Data shown:

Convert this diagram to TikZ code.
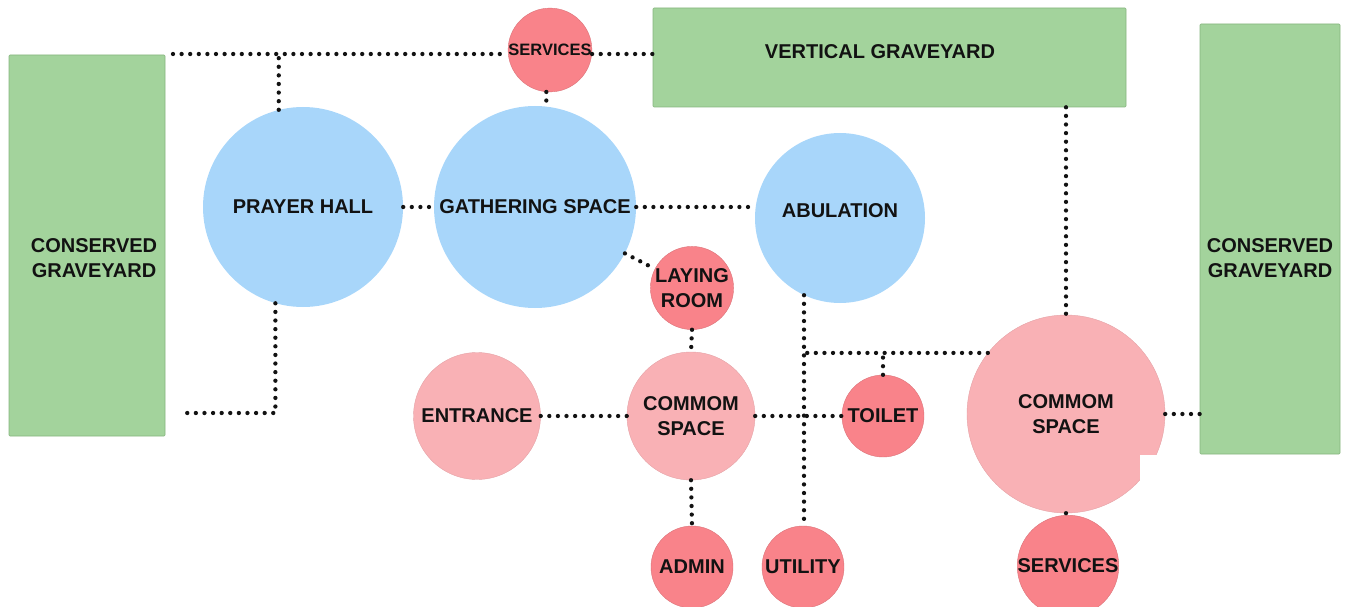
\documentclass[tikz,border=0pt]{standalone}
\usepackage{fontspec}
\setmainfont{Liberation Sans}
\definecolor{zonegreen}{HTML}{A3D39C}
\definecolor{zoneedge}{HTML}{86B47F}
\definecolor{hallblue}{HTML}{A8D6FA}
\definecolor{spacepink}{HTML}{F9B1B5}
\definecolor{auxred}{HTML}{F9838A}
\definecolor{ink}{HTML}{121212}
\begin{document}
\begin{tikzpicture}[x=1pt,y=-1pt,
  lbl/.style={font=\bfseries\fontsize{20}{24.5}\selectfont, text=ink, align=center, inner sep=0pt},
  zone/.style={fill=zonegreen, draw=zoneedge, line width=0.6pt, inner sep=0pt, rounded corners=1pt},
  room/.style={circle, inner sep=0pt, lbl},
  hall/.style={room, fill=hallblue},
  space/.style={room, fill=spacepink, draw=spacepink!92!black, line width=0.4pt},
  aux/.style={room, fill=auxred, draw=auxred!88!black, line width=0.4pt},
  link/.style={line width=4.3pt, line cap=round, dash pattern=on 0pt off 8.6pt, draw=ink},
]
\useasboundingbox (0,0) rectangle (1349,607);

% graveyard zones
\node[zone, minimum width=156pt, minimum height=381pt] (cgL) at (87,245.5) {};
\node[lbl] (cgLt) at (94,258) {CONSERVED\\GRAVEYARD};
\node[zone, minimum width=473pt, minimum height=99pt] (vg) at (889.5,57.5) {};
\node[lbl] (vgt) at (880,52) {VERTICAL GRAVEYARD};
\node[zone, minimum width=140pt, minimum height=430pt] (cgR) at (1270,239) {};
\node[lbl] (cgRt) at (1270,258) {CONSERVED\\GRAVEYARD};

% main halls
\node[hall, minimum size=200pt] (ph) at (303,207) {PRAYER HALL};
\node[hall, minimum size=202pt] (gs) at (535,207) {GATHERING SPACE};
\node[hall, minimum size=170pt] (ab) at (840,218) {};
\node[lbl] (abt) at (840,211) {ABULATION};

% common spaces
\node[space, minimum size=127pt] (ent) at (477,416) {ENTRANCE};
\node[space, minimum size=128pt] (cs1) at (691,416) {COMMOM\\SPACE};
\node[space, minimum size=198pt] (cs2) at (1066,414) {COMMOM\\SPACE};
\fill[white] (1140,455) rectangle (1349,607);

% auxiliary rooms
\node[aux, minimum size=83pt, font=\bfseries\fontsize{16.5}{20}\selectfont] (svcT) at (550,50) {SERVICES};
\node[aux, minimum size=82pt] (lr) at (692,288) {LAYING\\ROOM};
\node[aux, minimum size=82pt] (toilet) at (883,416) {TOILET};
\node[aux, minimum size=82pt] (admin) at (692,567) {ADMIN};
\node[aux, minimum size=82pt] (util) at (803,567) {UTILITY};
\node[aux, minimum size=80pt] (svcB) at (1068,566) {SERVICES};

% free ends of the left corridor
\coordinate (tl) at (173,54);
\coordinate (bl) at (180,413);

% dotted relations
\draw[link] (tl) -- (svcT.west |- tl);
\draw[link] (svcT.east |- tl) -- (vg.west |- tl);
\draw[link] (ph.104) -- (ph.104 |- tl);
\draw[link] (ph.254) -- (ph.254 |- bl) -- (bl);
\draw[link] (ph.east) -- (gs.west);
\draw[link] (svcT.265) -- (svcT.265 |- gs.north);
\draw[link] (gs.east) -- (gs.east -| ab.west);
\draw[link] (gs) -- (lr);
\draw[link] (lr.south) -- (cs1.north);
\draw[link] (ent.east) -- (cs1.west);
\draw[link] (cs1.east) -- (toilet.west);
\draw[link] (cs1.south) -- (admin.north);
\draw[link] (ab.245) -- (ab.245 |- util.north);
\draw[link] (cs2.142) -- (util.north |- cs2.142);
\draw[link] (toilet.north) -- (toilet.north |- cs2.142);
\draw[link] (vg.south -| cs2.north) -- (cs2.north);
\draw[link] (cs2.east) -- (cs2.east -| cgR.west);
\draw[link] (cs2.south) -- (svcB.north);
\end{tikzpicture}
\end{document}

Given task: Working from the lines above, reproduce the material exactly and exclude its pictures.

Task response:
Convert this diagram to TikZ code.
\documentclass[tikz,border=0pt]{standalone}
\usepackage{fontspec}
\setmainfont{Liberation Sans}
\definecolor{zonegreen}{HTML}{A3D39C}
\definecolor{zoneedge}{HTML}{86B47F}
\definecolor{hallblue}{HTML}{A8D6FA}
\definecolor{spacepink}{HTML}{F9B1B5}
\definecolor{auxred}{HTML}{F9838A}
\definecolor{ink}{HTML}{121212}
\begin{document}
\begin{tikzpicture}[x=1pt,y=-1pt,
  lbl/.style={font=\bfseries\fontsize{20}{24.5}\selectfont, text=ink, align=center, inner sep=0pt},
  zone/.style={fill=zonegreen, draw=zoneedge, line width=0.6pt, inner sep=0pt, rounded corners=1pt},
  room/.style={circle, inner sep=0pt, lbl},
  hall/.style={room, fill=hallblue},
  space/.style={room, fill=spacepink, draw=spacepink!92!black, line width=0.4pt},
  aux/.style={room, fill=auxred, draw=auxred!88!black, line width=0.4pt},
  link/.style={line width=4.3pt, line cap=round, dash pattern=on 0pt off 8.6pt, draw=ink},
]
\useasboundingbox (0,0) rectangle (1349,607);

% graveyard zones
\node[zone, minimum width=156pt, minimum height=381pt] (cgL) at (87,245.5) {};
\node[lbl] (cgLt) at (94,258) {CONSERVED\\GRAVEYARD};
\node[zone, minimum width=473pt, minimum height=99pt] (vg) at (889.5,57.5) {};
\node[lbl] (vgt) at (880,52) {VERTICAL GRAVEYARD};
\node[zone, minimum width=140pt, minimum height=430pt] (cgR) at (1270,239) {};
\node[lbl] (cgRt) at (1270,258) {CONSERVED\\GRAVEYARD};

% main halls
\node[hall, minimum size=200pt] (ph) at (303,207) {PRAYER HALL};
\node[hall, minimum size=202pt] (gs) at (535,207) {GATHERING SPACE};
\node[hall, minimum size=170pt] (ab) at (840,218) {};
\node[lbl] (abt) at (840,211) {ABULATION};

% common spaces
\node[space, minimum size=127pt] (ent) at (477,416) {ENTRANCE};
\node[space, minimum size=128pt] (cs1) at (691,416) {COMMOM\\SPACE};
\node[space, minimum size=198pt] (cs2) at (1066,414) {COMMOM\\SPACE};
\fill[white] (1140,455) rectangle (1349,607);

% auxiliary rooms
\node[aux, minimum size=83pt, font=\bfseries\fontsize{16.5}{20}\selectfont] (svcT) at (550,50) {SERVICES};
\node[aux, minimum size=82pt] (lr) at (692,288) {LAYING\\ROOM};
\node[aux, minimum size=82pt] (toilet) at (883,416) {TOILET};
\node[aux, minimum size=82pt] (admin) at (692,567) {ADMIN};
\node[aux, minimum size=82pt] (util) at (803,567) {UTILITY};
\node[aux, minimum size=80pt] (svcB) at (1068,566) {SERVICES};

% free ends of the left corridor
\coordinate (tl) at (173,54);
\coordinate (bl) at (180,413);

% dotted relations
\draw[link] (tl) -- (svcT.west |- tl);
\draw[link] (svcT.east |- tl) -- (vg.west |- tl);
\draw[link] (ph.104) -- (ph.104 |- tl);
\draw[link] (ph.254) -- (ph.254 |- bl) -- (bl);
\draw[link] (ph.east) -- (gs.west);
\draw[link] (svcT.265) -- (svcT.265 |- gs.north);
\draw[link] (gs.east) -- (gs.east -| ab.west);
\draw[link] (gs) -- (lr);
\draw[link] (lr.south) -- (cs1.north);
\draw[link] (ent.east) -- (cs1.west);
\draw[link] (cs1.east) -- (toilet.west);
\draw[link] (cs1.south) -- (admin.north);
\draw[link] (ab.245) -- (ab.245 |- util.north);
\draw[link] (cs2.142) -- (util.north |- cs2.142);
\draw[link] (toilet.north) -- (toilet.north |- cs2.142);
\draw[link] (vg.south -| cs2.north) -- (cs2.north);
\draw[link] (cs2.east) -- (cs2.east -| cgR.west);
\draw[link] (cs2.south) -- (svcB.north);
\end{tikzpicture}
\end{document}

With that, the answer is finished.